▶ [What to do]
Among the lines of the listing below, retype exactly those from the one containing "Rebuild this chart" through the one containing "4.0, 1.3, 0.4];", both included. Do not include pictures.

▶ [Records provided]
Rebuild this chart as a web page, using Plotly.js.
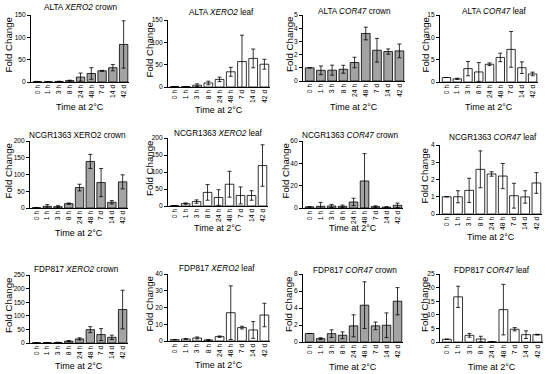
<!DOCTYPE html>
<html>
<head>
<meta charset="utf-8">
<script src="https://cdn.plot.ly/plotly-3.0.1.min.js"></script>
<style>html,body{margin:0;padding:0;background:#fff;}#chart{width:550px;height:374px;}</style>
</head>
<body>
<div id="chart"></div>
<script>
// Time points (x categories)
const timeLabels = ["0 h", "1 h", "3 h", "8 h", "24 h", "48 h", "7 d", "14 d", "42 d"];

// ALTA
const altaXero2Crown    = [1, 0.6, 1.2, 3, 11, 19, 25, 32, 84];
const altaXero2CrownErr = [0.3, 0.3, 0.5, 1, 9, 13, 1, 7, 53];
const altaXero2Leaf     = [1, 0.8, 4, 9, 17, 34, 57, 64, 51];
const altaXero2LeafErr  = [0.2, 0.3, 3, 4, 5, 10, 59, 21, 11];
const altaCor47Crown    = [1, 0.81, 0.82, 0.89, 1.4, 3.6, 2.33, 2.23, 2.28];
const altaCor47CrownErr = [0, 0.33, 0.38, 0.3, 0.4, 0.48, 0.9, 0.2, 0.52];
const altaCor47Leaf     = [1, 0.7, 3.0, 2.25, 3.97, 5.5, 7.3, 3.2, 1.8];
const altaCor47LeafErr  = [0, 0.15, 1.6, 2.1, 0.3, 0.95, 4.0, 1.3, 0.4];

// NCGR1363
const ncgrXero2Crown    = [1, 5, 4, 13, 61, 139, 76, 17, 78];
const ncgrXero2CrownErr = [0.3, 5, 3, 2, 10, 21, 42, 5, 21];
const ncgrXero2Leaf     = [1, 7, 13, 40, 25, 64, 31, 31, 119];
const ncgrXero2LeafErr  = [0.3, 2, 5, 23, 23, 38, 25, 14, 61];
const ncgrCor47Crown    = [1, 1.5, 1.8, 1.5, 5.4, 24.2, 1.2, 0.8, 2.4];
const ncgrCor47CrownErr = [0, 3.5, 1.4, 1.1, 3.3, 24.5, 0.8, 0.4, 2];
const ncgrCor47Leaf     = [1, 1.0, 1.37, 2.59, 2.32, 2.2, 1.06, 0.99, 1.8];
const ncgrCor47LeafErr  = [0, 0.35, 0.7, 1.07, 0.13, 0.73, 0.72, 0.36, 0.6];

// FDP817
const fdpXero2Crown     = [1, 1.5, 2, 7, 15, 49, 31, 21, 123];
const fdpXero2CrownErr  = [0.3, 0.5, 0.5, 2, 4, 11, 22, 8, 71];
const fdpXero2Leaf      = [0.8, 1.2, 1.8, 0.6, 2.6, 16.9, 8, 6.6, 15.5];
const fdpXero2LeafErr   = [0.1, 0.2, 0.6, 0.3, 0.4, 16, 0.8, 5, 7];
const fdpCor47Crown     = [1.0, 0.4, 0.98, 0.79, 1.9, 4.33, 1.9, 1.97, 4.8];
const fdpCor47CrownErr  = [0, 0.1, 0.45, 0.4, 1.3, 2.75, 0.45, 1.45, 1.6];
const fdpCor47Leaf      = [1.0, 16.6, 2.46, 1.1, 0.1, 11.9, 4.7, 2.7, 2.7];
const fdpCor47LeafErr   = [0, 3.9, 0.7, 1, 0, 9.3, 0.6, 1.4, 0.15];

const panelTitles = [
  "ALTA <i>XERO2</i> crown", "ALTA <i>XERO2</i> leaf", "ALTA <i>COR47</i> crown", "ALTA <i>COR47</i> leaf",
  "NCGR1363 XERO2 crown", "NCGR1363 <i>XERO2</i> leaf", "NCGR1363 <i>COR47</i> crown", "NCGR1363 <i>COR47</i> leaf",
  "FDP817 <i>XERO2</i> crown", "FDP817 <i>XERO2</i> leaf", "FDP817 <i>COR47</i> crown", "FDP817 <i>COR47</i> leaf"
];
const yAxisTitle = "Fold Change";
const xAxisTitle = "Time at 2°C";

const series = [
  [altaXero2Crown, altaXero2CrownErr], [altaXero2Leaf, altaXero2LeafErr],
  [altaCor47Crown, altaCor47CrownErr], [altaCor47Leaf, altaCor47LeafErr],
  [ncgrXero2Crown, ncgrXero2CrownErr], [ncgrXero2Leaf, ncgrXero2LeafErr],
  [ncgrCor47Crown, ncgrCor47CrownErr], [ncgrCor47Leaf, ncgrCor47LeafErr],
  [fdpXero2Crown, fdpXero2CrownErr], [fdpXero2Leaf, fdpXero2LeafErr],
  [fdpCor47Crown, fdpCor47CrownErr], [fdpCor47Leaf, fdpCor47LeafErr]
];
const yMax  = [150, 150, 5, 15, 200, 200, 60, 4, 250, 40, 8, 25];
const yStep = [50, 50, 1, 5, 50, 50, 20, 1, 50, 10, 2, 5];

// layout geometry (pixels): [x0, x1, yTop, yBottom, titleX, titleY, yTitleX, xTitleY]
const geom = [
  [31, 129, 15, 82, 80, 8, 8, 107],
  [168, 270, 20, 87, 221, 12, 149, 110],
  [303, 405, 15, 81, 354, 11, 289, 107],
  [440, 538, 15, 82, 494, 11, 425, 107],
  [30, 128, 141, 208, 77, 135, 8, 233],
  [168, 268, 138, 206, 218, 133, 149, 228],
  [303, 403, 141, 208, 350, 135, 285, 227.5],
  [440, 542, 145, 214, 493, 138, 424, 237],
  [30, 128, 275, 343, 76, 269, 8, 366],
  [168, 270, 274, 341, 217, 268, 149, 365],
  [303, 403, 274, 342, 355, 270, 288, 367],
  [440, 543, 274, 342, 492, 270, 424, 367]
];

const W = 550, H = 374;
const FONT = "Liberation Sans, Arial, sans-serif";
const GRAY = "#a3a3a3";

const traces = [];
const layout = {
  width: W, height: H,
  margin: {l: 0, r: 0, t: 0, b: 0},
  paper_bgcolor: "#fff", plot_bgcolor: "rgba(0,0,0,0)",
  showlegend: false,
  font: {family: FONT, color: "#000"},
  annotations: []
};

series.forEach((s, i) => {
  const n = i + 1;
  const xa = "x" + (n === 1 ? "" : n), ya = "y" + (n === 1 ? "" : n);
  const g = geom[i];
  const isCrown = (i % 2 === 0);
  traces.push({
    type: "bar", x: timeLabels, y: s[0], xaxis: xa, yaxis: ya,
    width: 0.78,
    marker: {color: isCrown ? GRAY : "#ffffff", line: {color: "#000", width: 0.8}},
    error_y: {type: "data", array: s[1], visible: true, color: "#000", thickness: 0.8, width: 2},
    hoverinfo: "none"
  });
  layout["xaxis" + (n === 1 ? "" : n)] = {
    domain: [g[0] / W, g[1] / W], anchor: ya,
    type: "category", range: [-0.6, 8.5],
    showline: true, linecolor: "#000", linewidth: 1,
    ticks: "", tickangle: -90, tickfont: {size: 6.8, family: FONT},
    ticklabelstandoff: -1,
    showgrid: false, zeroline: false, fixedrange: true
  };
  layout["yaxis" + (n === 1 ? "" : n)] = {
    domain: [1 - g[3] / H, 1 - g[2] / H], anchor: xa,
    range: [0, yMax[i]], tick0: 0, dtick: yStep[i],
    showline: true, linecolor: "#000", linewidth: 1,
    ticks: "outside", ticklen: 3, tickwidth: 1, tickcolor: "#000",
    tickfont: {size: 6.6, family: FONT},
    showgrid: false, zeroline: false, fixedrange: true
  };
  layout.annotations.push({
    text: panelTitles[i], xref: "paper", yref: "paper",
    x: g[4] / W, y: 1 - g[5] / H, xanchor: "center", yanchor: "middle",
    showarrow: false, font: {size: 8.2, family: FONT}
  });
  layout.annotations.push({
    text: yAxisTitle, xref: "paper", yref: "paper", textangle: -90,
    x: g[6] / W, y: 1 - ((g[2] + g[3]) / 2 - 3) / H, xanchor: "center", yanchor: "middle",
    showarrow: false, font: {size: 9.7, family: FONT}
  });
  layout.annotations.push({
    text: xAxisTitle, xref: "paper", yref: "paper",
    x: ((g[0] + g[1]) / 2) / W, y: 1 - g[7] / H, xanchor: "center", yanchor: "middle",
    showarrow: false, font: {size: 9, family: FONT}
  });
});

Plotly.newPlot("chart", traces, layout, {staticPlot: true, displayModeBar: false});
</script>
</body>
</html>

---

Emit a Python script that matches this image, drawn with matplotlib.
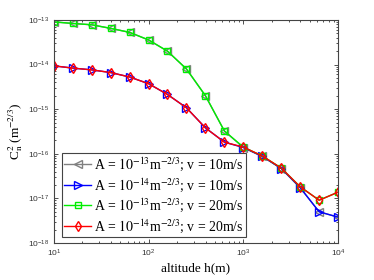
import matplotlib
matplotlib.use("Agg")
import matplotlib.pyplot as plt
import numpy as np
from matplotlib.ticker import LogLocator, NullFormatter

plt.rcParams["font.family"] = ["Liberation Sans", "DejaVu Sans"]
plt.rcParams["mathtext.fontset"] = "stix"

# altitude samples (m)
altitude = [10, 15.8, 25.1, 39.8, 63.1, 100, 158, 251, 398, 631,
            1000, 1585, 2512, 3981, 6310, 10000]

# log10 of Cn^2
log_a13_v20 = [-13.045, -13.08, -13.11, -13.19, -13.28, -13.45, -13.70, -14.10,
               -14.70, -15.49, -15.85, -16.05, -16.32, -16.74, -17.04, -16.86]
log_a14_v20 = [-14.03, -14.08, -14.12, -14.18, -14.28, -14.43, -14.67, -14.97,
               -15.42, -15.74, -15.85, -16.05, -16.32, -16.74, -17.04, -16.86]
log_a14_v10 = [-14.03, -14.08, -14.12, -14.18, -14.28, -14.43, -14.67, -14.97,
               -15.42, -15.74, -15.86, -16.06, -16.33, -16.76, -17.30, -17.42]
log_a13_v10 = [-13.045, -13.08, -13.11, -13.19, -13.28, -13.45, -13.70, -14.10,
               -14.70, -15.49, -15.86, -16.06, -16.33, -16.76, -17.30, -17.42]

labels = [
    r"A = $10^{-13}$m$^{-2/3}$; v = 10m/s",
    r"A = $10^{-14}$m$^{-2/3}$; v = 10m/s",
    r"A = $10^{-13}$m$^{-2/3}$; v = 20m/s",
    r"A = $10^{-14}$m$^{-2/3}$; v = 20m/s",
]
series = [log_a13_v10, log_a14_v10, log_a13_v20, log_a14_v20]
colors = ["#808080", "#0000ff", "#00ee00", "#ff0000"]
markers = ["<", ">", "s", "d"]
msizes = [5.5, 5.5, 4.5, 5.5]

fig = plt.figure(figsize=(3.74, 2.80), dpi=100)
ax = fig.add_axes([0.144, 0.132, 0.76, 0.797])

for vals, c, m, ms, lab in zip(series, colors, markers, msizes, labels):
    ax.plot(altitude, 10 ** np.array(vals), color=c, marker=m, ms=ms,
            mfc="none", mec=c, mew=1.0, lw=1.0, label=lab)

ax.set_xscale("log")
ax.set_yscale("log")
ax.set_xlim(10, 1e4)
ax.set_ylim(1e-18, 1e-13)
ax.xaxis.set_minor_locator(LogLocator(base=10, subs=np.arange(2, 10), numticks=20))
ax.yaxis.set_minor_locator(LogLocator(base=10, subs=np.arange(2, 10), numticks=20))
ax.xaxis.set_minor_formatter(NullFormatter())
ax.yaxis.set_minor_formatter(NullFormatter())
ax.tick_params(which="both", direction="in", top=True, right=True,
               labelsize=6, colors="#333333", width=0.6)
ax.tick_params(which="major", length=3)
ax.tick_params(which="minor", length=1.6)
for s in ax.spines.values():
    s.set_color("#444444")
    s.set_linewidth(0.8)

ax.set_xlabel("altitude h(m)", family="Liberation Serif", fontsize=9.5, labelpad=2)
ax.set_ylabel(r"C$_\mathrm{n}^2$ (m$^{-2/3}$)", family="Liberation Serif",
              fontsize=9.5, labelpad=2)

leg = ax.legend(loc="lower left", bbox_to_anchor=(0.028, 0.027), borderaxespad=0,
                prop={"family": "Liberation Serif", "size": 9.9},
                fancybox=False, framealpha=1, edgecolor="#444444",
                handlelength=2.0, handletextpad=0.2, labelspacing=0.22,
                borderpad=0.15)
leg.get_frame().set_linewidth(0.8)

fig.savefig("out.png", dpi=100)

▶ [Answer below]
Rebuild this chart as a web page, using Plotly.js.
<!DOCTYPE html>
<html>
<head>
<meta charset="utf-8">
<script src="https://cdn.plot.ly/plotly-3.0.1.min.js"></script>
<style>html,body{margin:0;padding:0;background:#fff;}#chart{width:550px;height:374px;}</style>
</head>
<body>
<div id="chart"></div>
<script>
// Time points (x categories)
const timeLabels = ["0 h", "1 h", "3 h", "8 h", "24 h", "48 h", "7 d", "14 d", "42 d"];

// ALTA
const altaXero2Crown    = [1, 0.6, 1.2, 3, 11, 19, 25, 32, 84];
const altaXero2CrownErr = [0.3, 0.3, 0.5, 1, 9, 13, 1, 7, 53];
const altaXero2Leaf     = [1, 0.8, 4, 9, 17, 34, 57, 64, 51];
const altaXero2LeafErr  = [0.2, 0.3, 3, 4, 5, 10, 59, 21, 11];
const altaCor47Crown    = [1, 0.81, 0.82, 0.89, 1.4, 3.6, 2.33, 2.23, 2.28];
const altaCor47CrownErr = [0, 0.33, 0.38, 0.3, 0.4, 0.48, 0.9, 0.2, 0.52];
const altaCor47Leaf     = [1, 0.7, 3.0, 2.25, 3.97, 5.5, 7.3, 3.2, 1.8];
const altaCor47LeafErr  = [0, 0.15, 1.6, 2.1, 0.3, 0.95, 4.0, 1.3, 0.4];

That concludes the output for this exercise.